The amendments aim to help companies make more meaningful decisions about whether a subsidiary or an acquired or disposed business is truly significant. They also enhance the financial disclosure requirements about acquisitions and dispositions, including real estate operations and investment companies.

The amendments update SEC rules that haven’t been addressed since they were first adopted over 30 years ago. "This action, which is designed to enhance the quality of information that investors receive while eliminating unnecessary costs and burdens, will benefit investors, registrants and the market more generally," said SEC Chairman Jay Clayton (pictured) in a statement Thursday. "I want to thank the staff for their outstanding efforts to bring their years of experience to modernizing these rules."

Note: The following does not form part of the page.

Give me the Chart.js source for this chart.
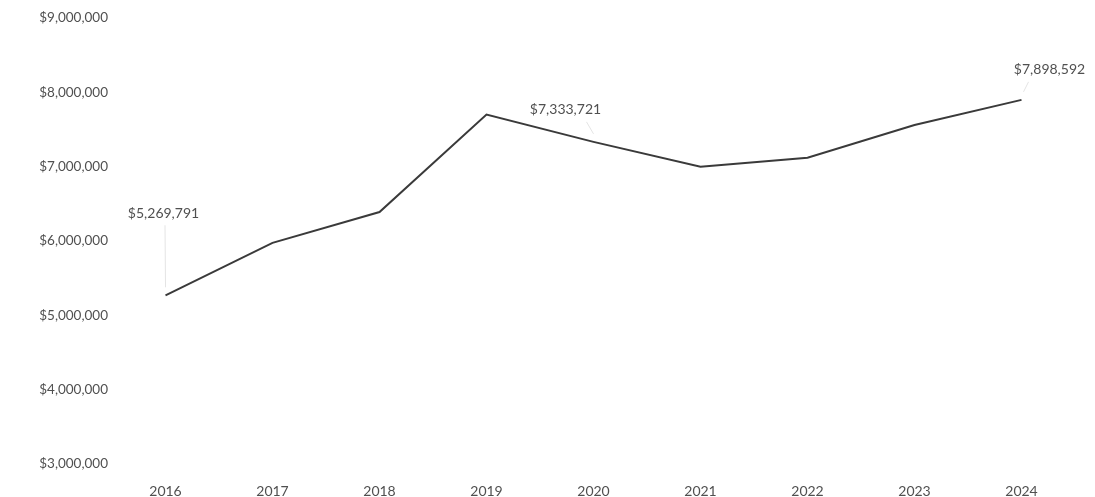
<!DOCTYPE html>
<html><head><meta charset="utf-8">
<script src="https://cdn.jsdelivr.net/npm/chart.js@4"></script>
<style>html,body{margin:0;padding:0;background:#fff}#wrap{width:1095px;height:497px}</style>
</head><body><div id="wrap"><canvas id="c"></canvas></div>
<script>
const years = ['2016','2017','2018','2019','2020','2021','2022','2023','2024'];
const revenue = [5269791, 5975000, 6390000, 7700000, 7333721, 7000000, 7120000, 7560000, 7898592];
const labeledIdx = [0, 4, 8];
const yTicks = [3000000,4000000,5000000,6000000,7000000,8000000,9000000];

const FONT = 'Lato, "Open Sans", sans-serif';
const fmt = v => '$' + Math.round(v).toLocaleString('en-US');
const labelOffsets = {0:[-2,-82], 4:[-28,-32], 8:[28,-30]};

const dataLabels = {
  id: 'dataLabels',
  afterDatasetsDraw(chart) {
    const ctx = chart.ctx;
    const meta = chart.getDatasetMeta(0);
    ctx.save();
    ctx.font = '14px ' + FONT;
    ctx.fillStyle = '#505050';
    ctx.textAlign = 'center';
    ctx.textBaseline = 'middle';
    labeledIdx.forEach(i => {
      const p = meta.data[i];
      const [dx, dy] = labelOffsets[i];
      ctx.strokeStyle = '#e4e4e4';
      ctx.lineWidth = 1;
      ctx.beginPath();
      ctx.moveTo(p.x + (dx > 10 ? 2 : 0), p.y - 8);
      ctx.lineTo(p.x + dx * 0.25, p.y + dy + 12);
      ctx.stroke();
      ctx.fillText(fmt(revenue[i]), p.x + dx, p.y + dy);
    });
    ctx.restore();
  }
};

new Chart(document.getElementById('c'), {
  type: 'line',
  data: {
    labels: years,
    datasets: [{
      data: revenue,
      borderColor: '#3a3a3a',
      borderWidth: 2,
      pointRadius: 0,
      tension: 0,
      fill: false
    }]
  },
  options: {
    responsive: true,
    maintainAspectRatio: false,
    animation: false,
    layout: { padding: { top: 18, right: 20, left: 0, bottom: 0 } },
    plugins: { legend: { display: false }, tooltip: { enabled: false } },
    scales: {
      x: {
        offset: true,
        grid: { display: false, drawTicks: false },
        border: { display: false },
        ticks: { color: '#505050', font: { size: 14, family: FONT }, padding: 19, maxRotation: 0 },
        afterFit(s) { s.height = 33; }
      },
      y: {
        min: 3000000, max: 9000000,
        afterBuildTicks(s) { s.ticks = yTicks.map(v => ({ value: v })); },
        grid: { display: false, drawTicks: false },
        border: { display: false },
        ticks: { color: '#505050', font: { size: 13.5, family: FONT }, padding: 4, callback: v => fmt(v) },
        afterFit(s) { s.width = 112; }
      }
    }
  },
  plugins: [dataLabels]
});
</script></body></html>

Among other changes, the amendments will update the significance tests in the SEC’s old rules by revising the investment test to compare the registrant’s investments in, and advances to, the acquired or disposed business against the company’s aggregate worldwide market value, if it’s available. They revise the income test by adding a revenue component. They also expand the use of pro forma financial information in measuring significance; and conforming, to the extent needed, the significance threshold and tests for disposed businesses to those used for acquired businesses.

The amendments also modify disclosures of the aggregate effect of acquisitions for which financial statements are not required, or are not yet required, by eliminating historical financial statements for insignificant businesses and expanding the pro forma financial information to depict the aggregate effect in all material respects.

They also require the financial statements of the acquired business to cover no more than the two most recent fiscal years.

They allow disclosure of financial statements that leave out certain expenses for certain acquisitions of a component of an entity. In addition, they permit the use of, or reconciliation with, International Financial Reporting Standards as issued by the International Accounting Standards Board under certain circumstances.

They no longer require separate acquired business financial statements once the business has been included in the registrant’s post-acquisition financial statements for nine months or a complete fiscal year, depending on their significance.

The amendments will take effect on Jan. 1, 2021, but the SEC is allowing voluntary compliance before the effective date.